TAOCP 7.2.1.1 Exercise 81

Let $C$ denote the 2-digit $m$-ary modular Gray code cycle (a_0,b_0)\to(a_1,b_1)\to\cdots\to(a_{m^2-1},b_{m^2-1})\to(a_0,b_0), and let $C^\ast$ be its coordinate-swapped cycle

Section 7.2.1.1: Generating All n-Tuples

Exercise 81. [M21] [M21] Let (a0, b0), (a1, b1), . . . , (am2−1, bm2−1) be the 2-digit m-ary modular Gray code. Show that, if m > 2, every edge (x, y)−−−(x, (y + 1) mod m) and (x, y)−−− ((x + 1) mod m, y) occurs in one of the two cycles (a0, b0)−−−(a1, b1)−−−· · ·−−−(am2−1, bm2−1)−−−(a0, b0), (b0, a0)−−−(b1, a1)−−−· · ·−−−(bm2−1, am2−1)−−−(b0, a0).

Verified: no
Solve time: 4m39s


Let $C$ denote the 2-digit $m$-ary modular Gray code cycle

$$ (a_0,b_0)\to(a_1,b_1)\to\cdots\to(a_{m^2-1},b_{m^2-1})\to(a_0,b_0), $$

and let $C^\ast$ be its coordinate-swapped cycle

$$ (b_0,a_0)\to(b_1,a_1)\to\cdots\to(b_{m^2-1},a_{m^2-1})\to(b_0,a_0). $$

Each step of $C$ changes exactly one coordinate by $\pm 1 \pmod m$. Hence every edge of $C$ is either of the form

$$ (x,y)\to(x,y\pm 1) \quad\text{(a horizontal edge)} $$

or

$$ (x,y)\to(x\pm 1,y) \quad\text{(a vertical edge)}. $$

Define the swap involution $S(x,y)=(y,x)$. Then $C^\ast = S(C)$, meaning every edge $(u,v)\to(u',v')$ in $C$ corresponds to the edge

$$ S(u,v)\to S(u',v') $$

in $C^\ast$.

Thus:

  • horizontal edges in $C$ become vertical edges in $C^\ast$,
  • vertical edges in $C$ become horizontal edges in $C^\ast$.

Now consider the set of all directed edges of the torus grid:

$$ E = {(x,y)\to(x,y+1)} \cup {(x,y)\to(x+1,y)}, $$

which has size $2m^2$.

The swap map $S$ partitions $E$ into disjoint pairs

$$ e \leftrightarrow S(e), $$

where

$$ (x,y)\to(x,y+1) \quad\leftrightarrow\quad (y,x)\to(y+1,x). $$

For $m>2$, there are no fixed directed edges under this swap, since solving

$$ (x,y)=(y,x)\quad\text{and}\quad (x,y+1)=(x+1,y) $$

is impossible modulo $m$ when $m>2$. Hence every orbit has size exactly $2$.

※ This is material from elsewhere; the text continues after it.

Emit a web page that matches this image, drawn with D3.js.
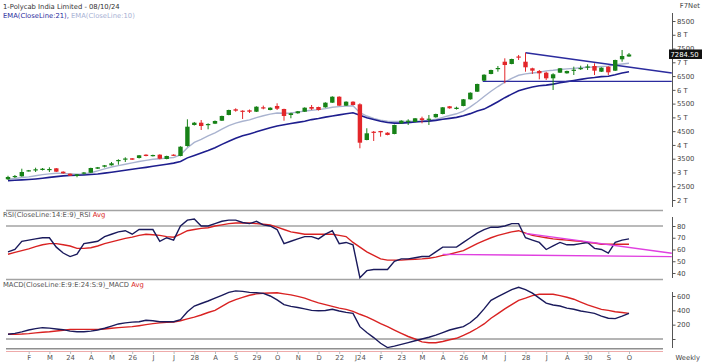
<!DOCTYPE html>
<html><head><meta charset="utf-8">
<script src="https://cdn.jsdelivr.net/npm/d3@7"></script>
<style>body{margin:0;background:#fff}svg{display:block;font-family:"DejaVu Sans",Verdana,sans-serif}</style>
</head><body><svg id="c" width="702" height="363"></svg>
<script>
// weekly candles [open, high, low, close]
const ohlc = [
[2752,2880,2727,2836],[2847,2908,2799,2872],[2861,3137,2847,3017],[3054,3090,3035,3079],[3090,3173,3017,3115],
[3090,3162,3072,3137],[3108,3188,3017,3126],[3151,3162,3017,3028],[3028,3042,2955,2969],[2955,2963,2872,2883],
[2872,2945,2825,2933],[2963,3017,2926,2999],[2992,3173,2981,3162],[3137,3199,3126,3188],[3209,3271,3181,3260],
[3260,3380,3250,3333],[3428,3478,3282,3453],[3489,3551,3380,3507],[3514,3525,3453,3464],[3525,3634,3507,3623],
[3646,3660,3587,3598],[3598,3646,3580,3634],[3646,3660,3478,3500],[3489,3609,3478,3598],[3646,3660,3598,3609],
[3598,3950,3587,3936],[3961,4930,3936,4662],[4724,4833,4705,4807],[4807,4905,4542,4687],[4742,4785,4567,4760],
[4771,4887,4757,4869],[4880,5062,4869,5051],[5087,5279,5076,5268],[5294,5330,5206,5243],[5243,5257,4942,5221],
[5257,5286,5160,5206],[5206,5403,5196,5388],[5366,5428,5294,5330],[5268,5366,5257,5352],[5414,5512,5268,5315],
[5305,5315,4880,5051],[5087,5170,4968,5149],[5149,5232,5134,5221],[5206,5366,5196,5352],[5377,5450,5268,5315],
[5377,5388,5250,5268],[5366,5548,5352,5534],[5534,5766,5523,5751],[5751,5766,5414,5425],[5425,5584,5414,5570],
[5570,5584,5439,5450],[5475,5512,3878,4081],[4179,4604,4168,4422],[4480,4506,4143,4470],[4506,4510,4299,4458],
[4444,4459,4350,4361],[4397,4735,4386,4724],[4785,4895,4760,4880],[4862,4931,4724,4880],[4833,4978,4822,4967],
[4967,5026,4785,4905],[4931,5087,4724,4953],[5004,5134,4989,5123],[5123,5377,5112,5366],[5403,5414,5315,5330],
[5305,5388,5286,5352],[5414,5668,5403,5657],[5657,5911,5642,5896],[5933,6223,5922,6213],[6333,6565,6322,6550],
[6576,6732,6565,6721],[6768,6866,6659,6793],[7022,7145,6238,6902],[6939,7131,6928,7120],[7211,7266,7084,7193],
[7022,7349,6659,6819],[6783,6804,6576,6696],[6685,6721,6383,6601],[6623,6659,6358,6419],[6419,6601,5995,6565],
[6623,6793,6612,6783],[6601,6696,6587,6685],[6710,6841,6539,6732],[6768,6877,6721,6793],[6830,6928,6721,6848],
[6866,6964,6539,6696],[6659,6819,6648,6805],[6841,6855,6539,6637],[6696,7095,6685,7084],[7109,7447,7022,7229],
[7211,7338,7200,7284.5]
];
const ema21 = [2700,2715,2730,2745,2765,2790,2820,2850,2875,2890,2900,2910,2925,2945,2975,3010,3045,3080,3115,3150,
3185,3225,3260,3300,3340,3400,3530,3620,3710,3800,3900,4020,4130,4240,4330,4400,4475,4550,4620,4690,
4735,4780,4820,4860,4920,4960,5010,5050,5090,5130,5170,5080,4990,4920,4860,4815,4790,4790,4810,4835,
4850,4865,4890,4930,4965,5000,5060,5136,5234,5300,5430,5570,5716,5844,5966,6043,6102,6147,6172,6208,
6260,6299,6338,6379,6422,6447,6480,6494,6548,6610,6660];
const ema10 = [2752,2780,2815,2840,2880,2920,2950,2970,2965,2950,2935,2945,2990,3060,3130,3200,3250,3300,3350,3400,
3440,3480,3500,3520,3545,3640,3900,4090,4200,4330,4440,4570,4700,4790,4860,4910,4990,5060,5120,5160,
5150,5160,5190,5230,5260,5280,5320,5370,5390,5410,5420,5170,5050,4960,4900,4860,4850,4850,4855,4865,
4870,4885,4930,5000,5070,5130,5230,5380,5560,5760,5950,6120,6280,6420,6530,6580,6610,6640,6690,6710,
6740,6760,6780,6800,6820,6830,6850,6860,6910,6940,6964];
const rsi = [58,60,67,68,69,70,70,62,57,54,56,65,66,67,71,73,75,76,73,77,77,77,67,70,68,80,85,86,80,80,
82,84,85,85,83,82,84,81,80,77,65,67,69,71,71,69,73,76,65,66,64,36,42,43,43,43,50,52,52,53,
54,54,58,62,62,62,66,70,74,77,79,79,80,82,82,70,68,66,60,63,66,64,64,65,66,61,60,57,66,68,69];
const rsiAvg = [56,57.5,59,60.5,62.5,64,65,65,64,63,61,61,61.5,63,65,66.5,68,69.5,70.5,72,73,72.5,72,71,70.5,73,76,77,78,78.5,
80,81,82,82.5,82.5,82.5,82,81.5,81,79,77,75,74,73,73,73,73,73,72,71,66,62,58,55,52,51,51,51,51.5,51.7,
52,52.5,53.5,55,56,57.5,59,62,65,67.5,70,72,73.5,75,76,74,72,71,70,69,68.5,68,67.5,67,66,65.5,64.5,64.5,64.5,64.5,64.5];
const macd = [66,78,100,125,145,158,152,140,130,110,102,102,110,125,150,180,210,225,235,241,262,255,241,240,241,270,380,460,495,530,
570,610,650,672,665,650,645,636,600,545,480,455,440,420,400,395,398,414,390,372,358,172,90,20,-60,-120,-100,-75,-50,-25,
0,25,55,90,125,150,172,230,310,420,540,590,640,690,721,690,640,570,500,475,460,430,415,390,375,358,320,290,285,320,358];
const macdAvg = [66,67,69,75,85,95,102,112,122,132,135,135,135,135,140,150,158,165,172,185,200,214,225,232,238,255,280,305,335,370,
400,455,510,550,580,610,630,638,642,646,630,615,595,570,535,505,480,455,430,414,385,345,310,265,215,172,125,80,35,0,
-40,-52,-52,-35,-10,10,50,95,150,210,290,355,420,480,540,570,605,624,624,624,605,582,555,515,475,445,414,400,381,370,358];
const xLabels = ["F","M","24","A","M","26","J","J","28","A","S","29","O","N","D","22","J24","F","23","M","A","26","M","J","28","J","A","30","S","O"];
const priceTicks = [2000,2500,3000,3500,4000,4500,5000,5500,6000,6500,7000,7500,8000,8500];
const rsiTicks = [40,50,60,70,80];
const macdTicks = [0,200,400,600];
const priceTrend = [[[75,7349],[96.2,6612]],[[68.8,6306],[96.2,6306]]];
const rsiTrend = [[[75,73.8],[96.2,56.8]],[[63,55.9],[96.2,53.9]]];
const lastPrice = 7284.5;

const svg = d3.select('#c');
const FS = 6.8;
const x = d3.scaleLinear().domain([0, ohlc.length - 1]).range([8, 629]);
const yP = d3.scaleLinear().domain([2000, 8500]).range([200, 21]);
const yR = d3.scaleLinear().domain([40, 80]).range([273, 226]);
const yM = d3.scaleLinear().domain([0, 600]).range([339, 296]);
const L = 6, R = 663, AX = 672;

const defs = svg.append('defs');
function clip(id, y0, y1) { defs.append('clipPath').attr('id', id).append('rect').attr('x', 0).attr('y', y0).attr('width', AX).attr('height', y1 - y0); }
clip('cp', 10, 210); clip('cr', 211, 279); clip('cm', 280, 348.5);

// panel lines
const hl = (y, c, w) => svg.append('line').attr('x1', L).attr('x2', R).attr('y1', y).attr('y2', y).attr('stroke', c).attr('stroke-width', w);
hl(210.5, '#a3a3a3', 1.5);
hl(yR(80), '#a3a3a3', 1.5);
hl(279.5, '#a3a3a3', 1.5);
hl(yM(0), '#6a6a6a', 1);
hl(348.8, '#8f8f8f', 1.5);
hl(351.5, '#eeaaaa', 1);

// main panel
const gp = svg.append('g').attr('clip-path', 'url(#cp)');
const lineP = d3.line().x((d, i) => x(i)).y(d => yP(d));
gp.append('path').datum(ema10).attr('d', lineP).attr('fill', 'none').attr('stroke', '#a9b3cf').attr('stroke-width', 1.4);
gp.append('path').datum(ema21).attr('d', lineP).attr('fill', 'none').attr('stroke', '#1e1e8e').attr('stroke-width', 1.6);
const tl = d3.line().x(d => x(d[0])).y(d => yP(d[1]));
priceTrend.forEach(t => gp.append('path').attr('d', tl(t)).attr('fill', 'none').attr('stroke', '#2b2b9e').attr('stroke-width', 1.4));
const gc = svg.append('g');
const cd = gc.selectAll('g').data(ohlc).join('g');
const col = d => d[3] >= d[0] ? '#178217' : '#e3262a';
cd.append('line').attr('x1', (d, i) => x(i)).attr('x2', (d, i) => x(i))
  .attr('y1', d => yP(d[1])).attr('y2', d => yP(d[2])).attr('stroke', col).attr('stroke-width', 1);
cd.append('rect').attr('x', (d, i) => x(i) - 2.2).attr('width', 4.4)
  .attr('y', d => yP(Math.max(d[0], d[3])))
  .attr('height', d => Math.max(1.2, Math.abs(yP(d[0]) - yP(d[3]))))
  .attr('fill', col);

// RSI panel
const gr = svg.append('g').attr('clip-path', 'url(#cr)');
const lineR = d3.line().x((d, i) => x(i)).y(d => yR(d));
const tlr = d3.line().x(d => x(d[0])).y(d => yR(d[1]));
rsiTrend.forEach(t => svg.append('path').attr('d', tlr(t)).attr('fill', 'none').attr('stroke', '#e040e0').attr('stroke-width', 1.3));
gr.append('path').datum(rsiAvg).attr('d', lineR).attr('fill', 'none').attr('stroke', '#d92222').attr('stroke-width', 1.4);
gr.append('path').datum(rsi).attr('d', lineR).attr('fill', 'none').attr('stroke', '#1a1a5c').attr('stroke-width', 1.4);

// MACD panel
const gm = svg.append('g').attr('clip-path', 'url(#cm)');
const lineM = d3.line().x((d, i) => x(i)).y(d => yM(d));
gm.append('path').datum(macdAvg).attr('d', lineM).attr('fill', 'none').attr('stroke', '#d92222').attr('stroke-width', 1.4);
gm.append('path').datum(macd).attr('d', lineM).attr('fill', 'none').attr('stroke', '#1a1a5c').attr('stroke-width', 1.4);

// right axes
function rAxis(scale, ticks, fmt, y0, y1) {
  svg.append('line').attr('x1', AX + 0.5).attr('x2', AX + 0.5).attr('y1', y0).attr('y2', y1).attr('stroke', '#555').attr('stroke-width', 1);
  const g = svg.append('g').attr('transform', `translate(${AX + 0.5},0)`)
    .call(d3.axisRight(scale).tickValues(ticks).tickFormat(fmt).tickSize(3).tickPadding(1.5));
  g.select('.domain').remove();
  g.selectAll('line').attr('stroke', '#555');
  g.selectAll('text').attr('font-size', FS).attr('fill', '#444').attr('font-family', '"DejaVu Sans",Verdana,sans-serif');
}
rAxis(yP, priceTicks, v => v % 1000 === 0 ? (v / 1000) + ' T' : String(v), 13, 207);
rAxis(yR, rsiTicks, d3.format('d'), 217, 278);
rAxis(yM, macdTicks, v => v === 0 ? '' : String(v), 292, 348);

// last price box
const lp = svg.append('g').attr('transform', `translate(669,${yP(lastPrice)})`);
lp.append('rect').attr('x', 0).attr('y', -5).attr('width', 33).attr('height', 9.5).attr('fill', '#111');
lp.append('text').attr('x', 1.5).attr('y', 2.5).attr('font-size', FS).attr('fill', '#fff').text(lastPrice.toFixed(2));

// x axis
const gx = svg.append('g').attr('transform', 'translate(0,351)')
  .call(d3.axisBottom(x).tickValues(xLabels.map((d, k) => 3 + 3 * k)).tickFormat((d, k) => xLabels[k]).tickSize(3).tickPadding(1));
gx.select('.domain').remove();
gx.selectAll('line').attr('stroke', '#bbb');
gx.selectAll('text').attr('font-size', FS).attr('fill', '#555').attr('font-family', '"DejaVu Sans",Verdana,sans-serif');

// texts
const t = (xx, yy, parts, anchor) => {
  const el = svg.append('text').attr('x', xx).attr('y', yy).attr('font-size', FS).attr('text-anchor', anchor || 'start');
  parts.forEach(p => el.append('tspan').attr('fill', p[1]).text(p[0]));
};
t(3, 9, [['1-Polycab India Limited - 08/10/24', '#333']]);
t(3, 18, [['EMA(CloseLine:21), ', '#2d2d9c'], ['EMA(CloseLine:10)', '#a7b1d4']]);
t(3, 217, [['RSI(CloseLine:14:E:9)_RSI ', '#555'], ['Avg', '#d92222']]);
t(3, 287, [['MACD(CloseLine:E:9:E:24:S:9)_MACD ', '#555'], ['Avg', '#d92222']]);
t(700, 8, [['F7Net', '#444']], 'end');
t(700, 360, [['Weekly', '#444']], 'end');
</script></body></html>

It therefore suffices to show that in each swap-orbit, exactly one edge lies in $C$. Once this holds, the other edge in the orbit lies in $C^\ast = S(C)$, so the union $C \cup C^\ast$ contains every edge in $E$.

We now verify this exclusivity property.

Each vertex in $C$ has exactly one outgoing edge determined by the Gray code rule: at $(x,y)$, either the first coordinate changes or the second coordinate changes, never both. The construction is symmetric under swapping coordinates: if at $(x,y)$ the move is horizontal, then at $(y,x)$ the corresponding move in the swapped system is vertical. This follows directly from the definition of the modular Gray code, where the same local rule is applied to both coordinates, and swapping coordinates exchanges the roles of the two update conditions.

Hence, if $C$ uses the edge

$$ (x,y)\to(x,y+1), $$

then at the swapped position $(y,x)$, the rule forces a vertical move

$$ (y,x)\to(y+1,x), $$

so the swapped edge belongs to $C^\ast$. Conversely, if $C$ uses the vertical edge from $(y,x)$, then $C^\ast$ uses the horizontal edge from $(x,y)$.

Thus every swap-orbit ${e,S(e)}$ contributes exactly one edge to $C$ and the other to $C^\ast$.

Since these orbits partition all $2m^2$ directed grid edges and $C$ contains exactly $m^2$ edges, it follows that $C\cup C^\ast$ contains every edge in $E$.

Therefore every edge of the form $(x,y)\to(x,y+1)$ and $(x,y)\to(x+1,y)$ occurs in one of the two cycles $C$ or $C^\ast$, as required.